*DATA EXTRACT*:

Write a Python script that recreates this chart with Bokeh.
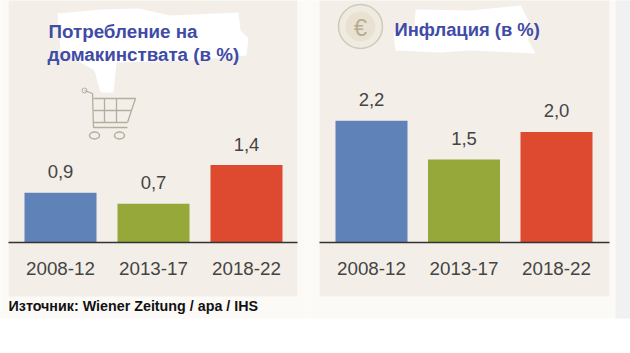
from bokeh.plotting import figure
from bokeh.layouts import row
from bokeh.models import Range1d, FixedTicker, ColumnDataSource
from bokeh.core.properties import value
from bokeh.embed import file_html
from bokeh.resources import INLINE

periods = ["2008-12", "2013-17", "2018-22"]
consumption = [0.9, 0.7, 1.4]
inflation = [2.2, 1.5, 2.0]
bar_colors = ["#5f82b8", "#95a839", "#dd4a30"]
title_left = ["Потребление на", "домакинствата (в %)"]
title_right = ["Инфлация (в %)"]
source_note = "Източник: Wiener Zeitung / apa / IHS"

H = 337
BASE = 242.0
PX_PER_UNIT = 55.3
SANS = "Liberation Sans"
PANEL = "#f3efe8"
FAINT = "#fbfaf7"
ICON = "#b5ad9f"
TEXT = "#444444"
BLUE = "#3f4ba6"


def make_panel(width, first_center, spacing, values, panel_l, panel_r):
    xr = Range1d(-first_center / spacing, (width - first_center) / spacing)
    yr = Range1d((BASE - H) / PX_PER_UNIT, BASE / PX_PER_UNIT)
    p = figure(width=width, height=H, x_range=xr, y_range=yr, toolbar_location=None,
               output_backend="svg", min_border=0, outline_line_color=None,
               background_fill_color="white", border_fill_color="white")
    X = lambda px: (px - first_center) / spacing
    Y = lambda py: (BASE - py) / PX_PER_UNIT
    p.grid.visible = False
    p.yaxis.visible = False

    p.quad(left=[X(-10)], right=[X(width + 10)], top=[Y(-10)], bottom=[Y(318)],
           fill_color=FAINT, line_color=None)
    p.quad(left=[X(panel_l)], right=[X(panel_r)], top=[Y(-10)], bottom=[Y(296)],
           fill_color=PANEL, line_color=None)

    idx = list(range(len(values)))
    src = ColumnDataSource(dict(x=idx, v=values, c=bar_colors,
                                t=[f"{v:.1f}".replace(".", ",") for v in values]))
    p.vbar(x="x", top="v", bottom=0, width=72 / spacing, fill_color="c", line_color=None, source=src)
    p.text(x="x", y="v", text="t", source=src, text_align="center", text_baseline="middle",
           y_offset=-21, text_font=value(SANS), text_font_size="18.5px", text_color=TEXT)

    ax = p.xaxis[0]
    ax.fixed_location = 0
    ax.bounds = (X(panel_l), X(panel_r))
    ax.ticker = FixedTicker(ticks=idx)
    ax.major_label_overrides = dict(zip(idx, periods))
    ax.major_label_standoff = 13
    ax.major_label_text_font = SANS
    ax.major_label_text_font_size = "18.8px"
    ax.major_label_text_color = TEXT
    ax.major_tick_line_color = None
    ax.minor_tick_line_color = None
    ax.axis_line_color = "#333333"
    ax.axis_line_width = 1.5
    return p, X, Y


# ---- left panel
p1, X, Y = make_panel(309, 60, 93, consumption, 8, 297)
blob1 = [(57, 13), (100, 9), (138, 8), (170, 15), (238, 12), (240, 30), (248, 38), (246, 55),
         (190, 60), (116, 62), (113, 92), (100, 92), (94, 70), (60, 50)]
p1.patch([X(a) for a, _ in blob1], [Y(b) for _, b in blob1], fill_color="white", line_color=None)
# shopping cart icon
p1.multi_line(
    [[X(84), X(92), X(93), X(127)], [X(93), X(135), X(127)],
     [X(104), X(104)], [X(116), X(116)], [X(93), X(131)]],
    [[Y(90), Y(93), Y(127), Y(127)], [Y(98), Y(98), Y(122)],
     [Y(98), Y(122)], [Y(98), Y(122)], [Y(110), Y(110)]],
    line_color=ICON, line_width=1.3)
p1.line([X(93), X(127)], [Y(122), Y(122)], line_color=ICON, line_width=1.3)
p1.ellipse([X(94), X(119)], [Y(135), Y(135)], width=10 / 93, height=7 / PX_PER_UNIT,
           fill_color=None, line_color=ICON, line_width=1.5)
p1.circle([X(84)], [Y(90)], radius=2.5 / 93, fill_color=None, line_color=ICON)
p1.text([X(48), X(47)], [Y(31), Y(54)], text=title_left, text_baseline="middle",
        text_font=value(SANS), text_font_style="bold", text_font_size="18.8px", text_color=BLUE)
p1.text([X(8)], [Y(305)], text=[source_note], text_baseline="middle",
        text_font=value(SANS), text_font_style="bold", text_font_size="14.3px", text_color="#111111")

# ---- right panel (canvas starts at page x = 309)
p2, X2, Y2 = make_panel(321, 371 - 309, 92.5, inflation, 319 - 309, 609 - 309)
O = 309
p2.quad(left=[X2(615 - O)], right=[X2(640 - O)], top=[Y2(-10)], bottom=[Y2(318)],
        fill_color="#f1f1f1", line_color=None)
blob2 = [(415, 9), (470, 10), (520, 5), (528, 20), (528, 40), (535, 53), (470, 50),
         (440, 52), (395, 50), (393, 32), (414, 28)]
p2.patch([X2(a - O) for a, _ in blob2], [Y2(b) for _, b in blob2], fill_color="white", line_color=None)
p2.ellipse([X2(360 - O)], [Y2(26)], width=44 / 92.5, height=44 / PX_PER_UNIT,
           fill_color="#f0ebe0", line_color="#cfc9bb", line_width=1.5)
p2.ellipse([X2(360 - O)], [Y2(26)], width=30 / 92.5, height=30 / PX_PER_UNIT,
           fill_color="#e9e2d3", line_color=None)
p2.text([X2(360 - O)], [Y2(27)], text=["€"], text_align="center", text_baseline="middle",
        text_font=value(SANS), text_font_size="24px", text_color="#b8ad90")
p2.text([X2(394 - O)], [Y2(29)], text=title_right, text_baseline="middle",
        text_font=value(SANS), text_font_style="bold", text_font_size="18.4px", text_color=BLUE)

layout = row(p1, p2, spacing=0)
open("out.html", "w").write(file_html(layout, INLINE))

*WHAT IS ASKED*: Repeat the lines above, starting at the first and stopping after the line that holds "fill_color=PANEL, line_color=None)", with the pictures left out.

*RESPONSE TO THE TASK*:
Write a Python script that recreates this chart with Bokeh.
from bokeh.plotting import figure
from bokeh.layouts import row
from bokeh.models import Range1d, FixedTicker, ColumnDataSource
from bokeh.core.properties import value
from bokeh.embed import file_html
from bokeh.resources import INLINE

periods = ["2008-12", "2013-17", "2018-22"]
consumption = [0.9, 0.7, 1.4]
inflation = [2.2, 1.5, 2.0]
bar_colors = ["#5f82b8", "#95a839", "#dd4a30"]
title_left = ["Потребление на", "домакинствата (в %)"]
title_right = ["Инфлация (в %)"]
source_note = "Източник: Wiener Zeitung / apa / IHS"

H = 337
BASE = 242.0
PX_PER_UNIT = 55.3
SANS = "Liberation Sans"
PANEL = "#f3efe8"
FAINT = "#fbfaf7"
ICON = "#b5ad9f"
TEXT = "#444444"
BLUE = "#3f4ba6"


def make_panel(width, first_center, spacing, values, panel_l, panel_r):
    xr = Range1d(-first_center / spacing, (width - first_center) / spacing)
    yr = Range1d((BASE - H) / PX_PER_UNIT, BASE / PX_PER_UNIT)
    p = figure(width=width, height=H, x_range=xr, y_range=yr, toolbar_location=None,
               output_backend="svg", min_border=0, outline_line_color=None,
               background_fill_color="white", border_fill_color="white")
    X = lambda px: (px - first_center) / spacing
    Y = lambda py: (BASE - py) / PX_PER_UNIT
    p.grid.visible = False
    p.yaxis.visible = False

    p.quad(left=[X(-10)], right=[X(width + 10)], top=[Y(-10)], bottom=[Y(318)],
           fill_color=FAINT, line_color=None)
    p.quad(left=[X(panel_l)], right=[X(panel_r)], top=[Y(-10)], bottom=[Y(296)],
           fill_color=PANEL, line_color=None)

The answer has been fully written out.